The selection of Ralston was swiftly endorsed by Sen. John W. Warner (R-Va.), chairman of the Armed Services Committee, which must vote on the nomination. Warner's early support reduces the chances that Ralston will run into the kind of political trouble he did three years ago, when the disclosure of an earlier adulterous affair caused him to withdraw from consideration to be chairman of the Joint Chiefs of Staff.
But some critics took issue with Cohen's decision to ease Clark out of the NATO post next April.
"My greatest fear is that the timing and the manner in which this announcement was handled could undermine General Clark's authority at a time when we are still trying to avoid catastrophes" in the Balkans, said Rep. Ellen Tauscher (D-Calif.), a member of the House Armed Services Committee. Instead of retiring Clark early, Tauscher said, the United States should award him a Congressional Gold Medal for leading NATO's air campaign against Yugoslavia.

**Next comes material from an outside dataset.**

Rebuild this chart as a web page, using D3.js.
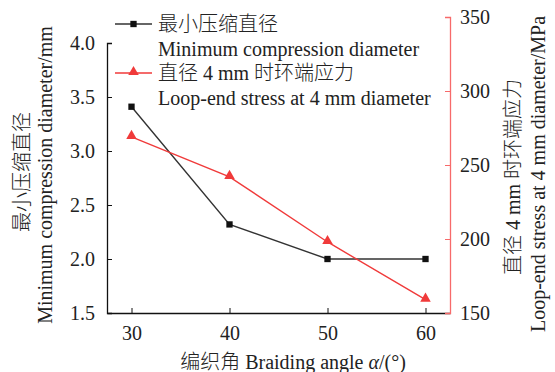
<!DOCTYPE html>
<html><head><meta charset="utf-8">
<script src="https://cdn.jsdelivr.net/npm/d3@7"></script>
<style>body{margin:0;background:#fff}svg{display:block}text{font-family:"Liberation Serif","Noto Sans CJK SC",serif;fill:#222}.zh{font-weight:300}</style>
</head><body><svg id="c" width="555" height="372"></svg>
<script>
const angles = [30, 40, 50, 60];
const minDiameter = [3.41, 2.32, 2.0, 2.0];
const loopStress = [269, 242, 198, 159];
const xTicks = [30, 40, 50, 60];
const yLeftTicks = [1.5, 2.0, 2.5, 3.0, 3.5, 4.0];
const yRightTicks = [150, 200, 250, 300, 350];
const seriesNames = [["最小压缩直径", "Minimum compression diameter"], ["直径 4 mm 时环端应力", "Loop-end stress at 4 mm diameter"]];

const svg = d3.select("#c");
const black = "#111", red = "#f03a3a", redAxis = "#f76a6a";
const x = d3.scaleLinear().domain([27.5, 62.5]).range([107, 450]);
const yL = d3.scaleLinear().domain([1.5, 4.0]).range([313, 43]);
const yR = d3.scaleLinear().domain([150, 350]).range([313, 17]);
const fs = 20;

const gx = svg.append("g").attr("transform", "translate(0,313)")
  .call(d3.axisBottom(x).tickValues(xTicks).tickSizeInner(-5).tickSizeOuter(0).tickPadding(10));
gx.select(".domain").attr("stroke", black).attr("stroke-width", 1.3);
gx.selectAll(".tick line").attr("stroke", black);
gx.selectAll("text").attr("font-size", fs).attr("fill", "#222").attr("dy", "0.85em").style("font-family", "Liberation Serif");

const gl = svg.append("g").attr("transform", "translate(107,0)")
  .call(d3.axisLeft(yL).tickValues(yLeftTicks).tickFormat(d3.format(".1f")).tickSizeInner(-5).tickSizeOuter(-5).tickPadding(12));
gl.select(".domain").attr("stroke", black).attr("stroke-width", 1.3);
gl.selectAll(".tick line").attr("stroke", black);
gl.selectAll("text").attr("font-size", fs).attr("fill", "#222").style("font-family", "Liberation Serif");

const gr = svg.append("g").attr("transform", "translate(450,0)")
  .call(d3.axisRight(yR).tickValues(yRightTicks).tickSizeInner(-5).tickSizeOuter(-5).tickPadding(10));
gr.select(".domain").attr("stroke", redAxis).attr("stroke-width", 1.3);
gr.selectAll(".tick line").attr("stroke", redAxis);
gr.selectAll("text").attr("font-size", fs).attr("fill", "#222").style("font-family", "Liberation Serif");

const lineL = d3.line().x((d, i) => x(angles[i])).y(d => yL(d));
const lineR = d3.line().x((d, i) => x(angles[i])).y(d => yR(d));
svg.append("path").attr("d", lineL(minDiameter)).attr("fill", "none").attr("stroke", "#333").attr("stroke-width", 1.4);
svg.append("path").attr("d", lineR(loopStress)).attr("fill", "none").attr("stroke", red).attr("stroke-width", 1.4);

const sq = d3.symbol().type(d3.symbolSquare).size(40);
const tri = d3.symbol().type(d3.symbolTriangle).size(48);
svg.selectAll(".sq").data(minDiameter).join("path").attr("class", "sq")
  .attr("d", sq).attr("transform", (d, i) => `translate(${x(angles[i])},${yL(d)})`).attr("fill", black);
svg.selectAll(".tri").data(loopStress).join("path").attr("class", "tri")
  .attr("d", tri).attr("transform", (d, i) => `translate(${x(angles[i])},${yR(d) - 1})`).attr("fill", red);

const leg = [{c: black, s: sq, y: 24, col: "#333"}, {c: red, s: tri, y: 73, col: red}];
leg.forEach((L, k) => {
  svg.append("line").attr("x1", 115).attr("x2", 152).attr("y1", L.y).attr("y2", L.y).attr("stroke", L.col).attr("stroke-width", 1.4);
  svg.append("path").attr("d", L.s).attr("transform", `translate(133.5,${L.y - (k ? 1 : 0)})`).attr("fill", L.c);
  svg.append("text").attr("class", "zh").attr("x", 158).attr("y", L.y).attr("dy", "0.35em").attr("font-size", fs).text(seriesNames[k][0]);
  svg.append("text").attr("x", 158).attr("y", L.y + 24.5).attr("dy", "0.35em").attr("font-size", fs).text(seriesNames[k][1]);
});

const xt = svg.append("text").attr("x", 293).attr("y", 362).attr("dy", "0.35em").attr("text-anchor", "middle").attr("font-size", fs);
xt.append("tspan").attr("class", "zh").text("编织角");
xt.append("tspan").text(" Braiding angle ");
xt.append("tspan").attr("font-style", "italic").text("α");
xt.append("tspan").text("/(°)");

svg.append("text").attr("class", "zh").attr("transform", "translate(22,172) rotate(-90)").attr("text-anchor", "middle").attr("dy", "0.35em").attr("font-size", fs).text("最小压缩直径");
svg.append("text").attr("transform", "translate(45,175) rotate(-90)").attr("text-anchor", "middle").attr("dy", "0.35em").attr("font-size", fs).text("Minimum compression diameter/mm");
svg.append("text").attr("class", "zh").attr("transform", "translate(513,177) rotate(-90)").attr("text-anchor", "middle").attr("dy", "0.35em").attr("font-size", fs).text("直径 4 mm 时环端应力");
svg.append("text").attr("transform", "translate(538,174) rotate(-90)").attr("text-anchor", "middle").attr("dy", "0.35em").attr("font-size", fs).text("Loop-end stress at 4 mm diameter/MPa");
</script></body></html>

Cohen and other senior administration officials defended the abrupt change of command, praising Clark but making clear that Ralston, now vice chairman of the Joint Chiefs, was their preferred choice to take over the NATO job.
Clark, who had expected to stay until July and possibly longer, learned Tuesday of the plan to have him step down next spring. He was informed of Cohen's decision while on an official visit to Lithuania, in a phone call from Army Gen. Henry H. Shelton, chairman of the Joint Chiefs.

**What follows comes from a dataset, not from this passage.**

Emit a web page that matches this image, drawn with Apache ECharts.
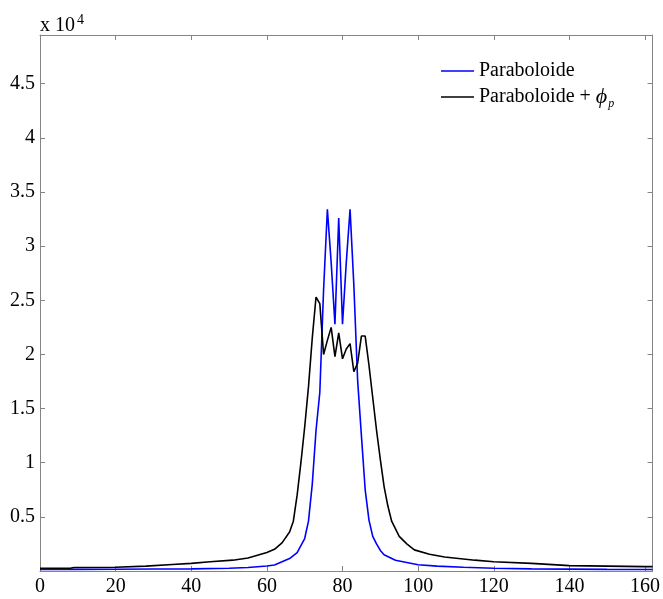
<!DOCTYPE html>
<html>
<head>
<meta charset="utf-8">
<script src="https://cdn.jsdelivr.net/npm/echarts@6/dist/echarts.min.js"></script>
<style>html,body{margin:0;padding:0;background:#fff}#c{width:663px;height:599px}</style>
</head>
<body>
<div id="c"></div>
<script>
var xTicks = [0, 20, 40, 60, 80, 100, 120, 140, 160];
var yTickLabels = ['0.5', '1', '1.5', '2', '2.5', '3', '3.5', '4', '4.5'];

var blueX = [0, 10, 20, 30, 40, 50, 55, 60, 62, 64, 66, 68, 70, 71, 72, 73, 74, 75, 76, 77, 78, 79, 80, 81, 82, 83, 84, 85, 86, 87, 88, 89, 90, 91, 94, 100, 105, 112, 120, 130, 140, 150, 160, 162];
var blueY = [150, 150, 160, 180, 200, 250, 320, 460, 560, 850, 1150, 1700, 3000, 4600, 8000, 13000, 16500, 26000, 33400, 28500, 22800, 32600, 22800, 28500, 33400, 26400, 17600, 12500, 7500, 4700, 3200, 2500, 1900, 1500, 1000, 580, 450, 340, 250, 200, 170, 150, 140, 140];

var blackX = [0, 8, 9, 20, 28, 35, 40, 45, 51, 55, 60, 62, 64, 66, 67, 68, 69, 70, 71, 72, 73, 74, 75, 76, 77, 78, 79, 80, 81, 82, 83, 84, 85, 86, 87, 88, 89, 90, 91, 92, 93, 95, 97, 99, 103, 107, 115, 120, 130, 140, 150, 160, 162];
var blackY = [250, 250, 330, 350, 450, 600, 700, 850, 1000, 1200, 1700, 2000, 2600, 3600, 4600, 7000, 10000, 13300, 17000, 21500, 25300, 24700, 20000, 21300, 22500, 19800, 22000, 19600, 20500, 21000, 18400, 19200, 21700, 21700, 19000, 16000, 13000, 10300, 7800, 6000, 4600, 3200, 2500, 1950, 1550, 1300, 1000, 860, 700, 500, 450, 400, 400];

function zip(a, b) { return a.map(function (v, i) { return [v, b[i]]; }); }

var serif = 'Liberation Serif';
var frame = '#848484';
var chart = echarts.init(document.getElementById('c'), null, { renderer: 'canvas' });

var yFmt = function (v) {
  var k = Math.round(v / 5000) - 1;
  if (Math.abs(v - (k + 1) * 5000) > 1e-6) return '';
  return yTickLabels[k] || '';
};
var xFmt = function (v) { return xTicks.indexOf(v) >= 0 ? String(v) : ''; };

function frameAxis(extra) {
  var base = {
    axisLine: { show: true, onZero: false, lineStyle: { color: frame, width: 1 } },
    axisTick: { show: true, inside: true, length: 5, lineStyle: { color: frame } },
    splitLine: { show: false }
  };
  for (var k in extra) base[k] = extra[k];
  return base;
}

chart.setOption({
  animation: false,
  grid: { left: 40, right: 8, top: 35, bottom: 28, containLabel: false },
  legend: {
    orient: 'vertical',
    left: 436,
    top: 56,
    icon: 'rect',
    itemWidth: 33,
    itemHeight: 1.6,
    itemGap: 5,
    textStyle: {
      fontFamily: serif, fontSize: 20, color: '#000',
      rich: {
        phi: { fontFamily: serif, fontSize: 22, fontStyle: 'italic', color: '#000' },
        sub: { fontFamily: serif, fontSize: 12, fontStyle: 'italic', color: '#000', verticalAlign: 'bottom', padding: [14, 0, 0, 1] }
      }
    },
    formatter: function (name) {
      if (name === 'Paraboloide + ϕp') return 'Paraboloide + {phi|ϕ}{sub|p}';
      return name;
    },
    data: ['Paraboloide', 'Paraboloide + ϕp']
  },
  graphic: [{
    type: 'text',
    left: 40,
    top: 13,
    style: {
      text: 'x 10{sup|4}',
      fontFamily: serif,
      fontSize: 20,
      fill: '#000',
      rich: { sup: { fontFamily: serif, fontSize: 14, fill: '#000', verticalAlign: 'top', padding: [0, 0, 12, 2] } }
    }
  }],
  xAxis: [frameAxis({
    type: 'value', min: 0, max: 162, interval: 20,
    axisLabel: { formatter: xFmt, showMaxLabel: false, fontFamily: serif, fontSize: 20, color: '#000', margin: 6 }
  }), frameAxis({
    type: 'value', position: 'top', min: 0, max: 162, interval: 20,
    axisLabel: { show: false }
  })],
  yAxis: [frameAxis({
    type: 'value', min: 0, max: 49500, interval: 5000,
    axisLabel: { formatter: yFmt, showMaxLabel: false, fontFamily: serif, fontSize: 20, color: '#000', margin: 5 }
  }), frameAxis({
    type: 'value', position: 'right', min: 0, max: 49500, interval: 5000,
    axisLabel: { show: false }
  })],
  series: [{
    name: 'Paraboloide', type: 'line', symbol: 'none',
    lineStyle: { color: '#0000ff', width: 1.6 }, itemStyle: { color: '#0000ff' },
    data: zip(blueX, blueY)
  }, {
    name: 'Paraboloide + ϕp', type: 'line', symbol: 'none',
    lineStyle: { color: '#000000', width: 1.6 }, itemStyle: { color: '#000000' },
    data: zip(blackX, blackY)
  }]
});
</script>
</body>
</html>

Critics questioned why Cohen had not made the call himself and why Clark was caught off guard. The incident only served to highlight strains between the general and the defense secretary over the conduct of the war against Yugoslavia.
Sen. John McCain (R-Ariz.), an Armed Services Committee member and presidential candidate, expressed concern that if Clark's early departure "is in any way punishment for giving the commander-in-chief his best advice and counsel" during the air war, then it "will influence other senior officers to place political considerations before military necessities and deprive future presidents of the counsel they need to best protect our security."

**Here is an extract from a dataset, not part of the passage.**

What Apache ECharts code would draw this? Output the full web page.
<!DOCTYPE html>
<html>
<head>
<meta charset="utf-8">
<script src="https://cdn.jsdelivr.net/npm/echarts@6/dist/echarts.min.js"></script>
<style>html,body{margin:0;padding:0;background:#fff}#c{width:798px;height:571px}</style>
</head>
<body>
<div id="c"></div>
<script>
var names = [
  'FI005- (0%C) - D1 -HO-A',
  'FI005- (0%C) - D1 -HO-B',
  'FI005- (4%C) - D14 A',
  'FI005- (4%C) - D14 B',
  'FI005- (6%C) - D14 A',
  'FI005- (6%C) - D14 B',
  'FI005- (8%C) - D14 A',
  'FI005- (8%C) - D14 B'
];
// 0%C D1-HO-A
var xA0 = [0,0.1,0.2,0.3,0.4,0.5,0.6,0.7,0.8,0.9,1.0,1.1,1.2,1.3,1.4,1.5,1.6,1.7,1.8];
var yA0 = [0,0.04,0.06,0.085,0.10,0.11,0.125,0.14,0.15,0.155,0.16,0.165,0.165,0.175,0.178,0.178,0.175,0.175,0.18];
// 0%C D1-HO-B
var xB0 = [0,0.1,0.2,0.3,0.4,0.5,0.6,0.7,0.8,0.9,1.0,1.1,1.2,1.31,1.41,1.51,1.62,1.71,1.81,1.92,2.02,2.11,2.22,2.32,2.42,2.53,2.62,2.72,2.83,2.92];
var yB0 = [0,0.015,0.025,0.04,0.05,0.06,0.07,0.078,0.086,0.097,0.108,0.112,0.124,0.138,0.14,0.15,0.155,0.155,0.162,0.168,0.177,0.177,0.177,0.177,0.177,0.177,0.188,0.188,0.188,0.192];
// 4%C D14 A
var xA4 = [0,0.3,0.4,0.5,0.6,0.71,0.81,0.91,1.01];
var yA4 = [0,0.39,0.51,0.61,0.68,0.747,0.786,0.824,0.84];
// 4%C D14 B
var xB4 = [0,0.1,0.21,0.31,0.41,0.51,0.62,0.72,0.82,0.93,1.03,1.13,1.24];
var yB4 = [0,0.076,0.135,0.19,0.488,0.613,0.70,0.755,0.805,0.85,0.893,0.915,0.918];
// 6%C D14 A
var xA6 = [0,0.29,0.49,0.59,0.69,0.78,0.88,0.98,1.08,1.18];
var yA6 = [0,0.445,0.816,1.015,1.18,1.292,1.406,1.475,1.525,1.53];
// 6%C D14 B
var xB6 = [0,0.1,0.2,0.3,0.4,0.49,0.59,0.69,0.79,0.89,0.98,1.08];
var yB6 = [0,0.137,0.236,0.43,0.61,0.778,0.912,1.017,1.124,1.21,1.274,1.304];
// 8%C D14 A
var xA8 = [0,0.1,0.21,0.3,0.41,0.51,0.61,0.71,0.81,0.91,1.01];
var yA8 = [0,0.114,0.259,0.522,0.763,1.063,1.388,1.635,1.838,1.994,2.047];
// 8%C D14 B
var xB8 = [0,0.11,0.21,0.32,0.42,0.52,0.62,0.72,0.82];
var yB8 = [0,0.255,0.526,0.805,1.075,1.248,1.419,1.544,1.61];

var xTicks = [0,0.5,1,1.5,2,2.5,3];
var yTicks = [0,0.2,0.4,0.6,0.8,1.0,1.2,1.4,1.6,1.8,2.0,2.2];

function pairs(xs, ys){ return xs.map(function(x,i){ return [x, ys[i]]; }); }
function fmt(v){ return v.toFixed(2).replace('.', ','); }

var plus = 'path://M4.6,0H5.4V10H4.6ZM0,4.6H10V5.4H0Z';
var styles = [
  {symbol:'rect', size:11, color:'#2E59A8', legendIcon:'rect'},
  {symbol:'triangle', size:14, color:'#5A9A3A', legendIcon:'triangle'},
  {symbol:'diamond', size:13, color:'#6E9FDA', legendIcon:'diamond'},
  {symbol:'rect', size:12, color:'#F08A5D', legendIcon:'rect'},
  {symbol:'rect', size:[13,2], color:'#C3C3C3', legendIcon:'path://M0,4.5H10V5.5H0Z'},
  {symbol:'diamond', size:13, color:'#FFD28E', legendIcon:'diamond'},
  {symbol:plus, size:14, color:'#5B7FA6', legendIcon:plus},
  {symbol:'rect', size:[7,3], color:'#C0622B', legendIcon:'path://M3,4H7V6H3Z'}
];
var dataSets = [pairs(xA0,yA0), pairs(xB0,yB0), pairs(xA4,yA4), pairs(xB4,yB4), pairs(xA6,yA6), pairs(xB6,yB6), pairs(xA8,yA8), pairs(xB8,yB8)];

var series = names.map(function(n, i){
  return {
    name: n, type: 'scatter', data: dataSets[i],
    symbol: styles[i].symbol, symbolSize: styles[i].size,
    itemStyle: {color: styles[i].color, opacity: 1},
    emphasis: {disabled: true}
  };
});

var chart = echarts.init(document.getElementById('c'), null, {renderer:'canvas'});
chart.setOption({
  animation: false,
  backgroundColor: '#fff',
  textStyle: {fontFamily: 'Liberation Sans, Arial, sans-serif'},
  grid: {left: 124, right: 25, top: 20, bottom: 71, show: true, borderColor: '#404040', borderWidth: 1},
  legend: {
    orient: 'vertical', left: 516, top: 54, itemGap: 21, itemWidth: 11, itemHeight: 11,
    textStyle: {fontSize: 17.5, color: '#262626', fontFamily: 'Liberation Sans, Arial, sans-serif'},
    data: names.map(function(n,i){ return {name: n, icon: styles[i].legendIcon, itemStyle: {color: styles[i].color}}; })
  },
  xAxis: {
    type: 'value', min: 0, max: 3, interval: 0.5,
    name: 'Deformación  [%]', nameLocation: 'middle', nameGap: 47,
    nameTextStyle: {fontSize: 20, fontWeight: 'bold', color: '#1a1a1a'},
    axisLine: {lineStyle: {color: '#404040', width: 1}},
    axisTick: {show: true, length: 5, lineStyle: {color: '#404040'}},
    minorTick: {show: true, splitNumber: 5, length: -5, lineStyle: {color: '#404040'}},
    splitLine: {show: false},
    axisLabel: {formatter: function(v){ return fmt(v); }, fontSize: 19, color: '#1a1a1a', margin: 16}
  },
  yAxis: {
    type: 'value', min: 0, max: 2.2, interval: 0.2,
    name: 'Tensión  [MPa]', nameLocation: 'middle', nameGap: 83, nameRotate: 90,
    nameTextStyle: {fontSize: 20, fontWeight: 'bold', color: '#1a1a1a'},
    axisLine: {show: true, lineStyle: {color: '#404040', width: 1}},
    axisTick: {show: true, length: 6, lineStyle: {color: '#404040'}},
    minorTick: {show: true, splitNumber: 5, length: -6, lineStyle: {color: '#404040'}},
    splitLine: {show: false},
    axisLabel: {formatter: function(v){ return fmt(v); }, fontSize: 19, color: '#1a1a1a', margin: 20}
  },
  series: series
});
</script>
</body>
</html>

White House and Pentagon officials vigorously rebutted suggestions that Clark was being victimized because of his advocacy during the war of more aggressive airstrikes, the use of Apache attack helicopters and the positioning of ground troops for a land invasion. They also expressed confidence that Ralston will win confirmation.
A highly decorated jet fighter pilot who fought in the Vietnam War, Ralston, 55, had been Cohen's first choice for chairman of the Joint Chiefs in 1997. But word of an affair he had in the 1980s while separated from his wife coincided with a highly charged national debate over whether the military was applying a double standard in sexual misconduct cases against senior officers and lower-ranking service members. The Air Force sparked the debate by compelling its first female bomber pilot, 1st Lt. Kelly Flinn, to choose a less-than-honorable discharge to avoid court-martial for adultery, lying and disobedience.
Rather than risk a bruising political fight, Ralston withdrew. He won easy confirmation the following year when put forward for a second two-year term as vice chairman.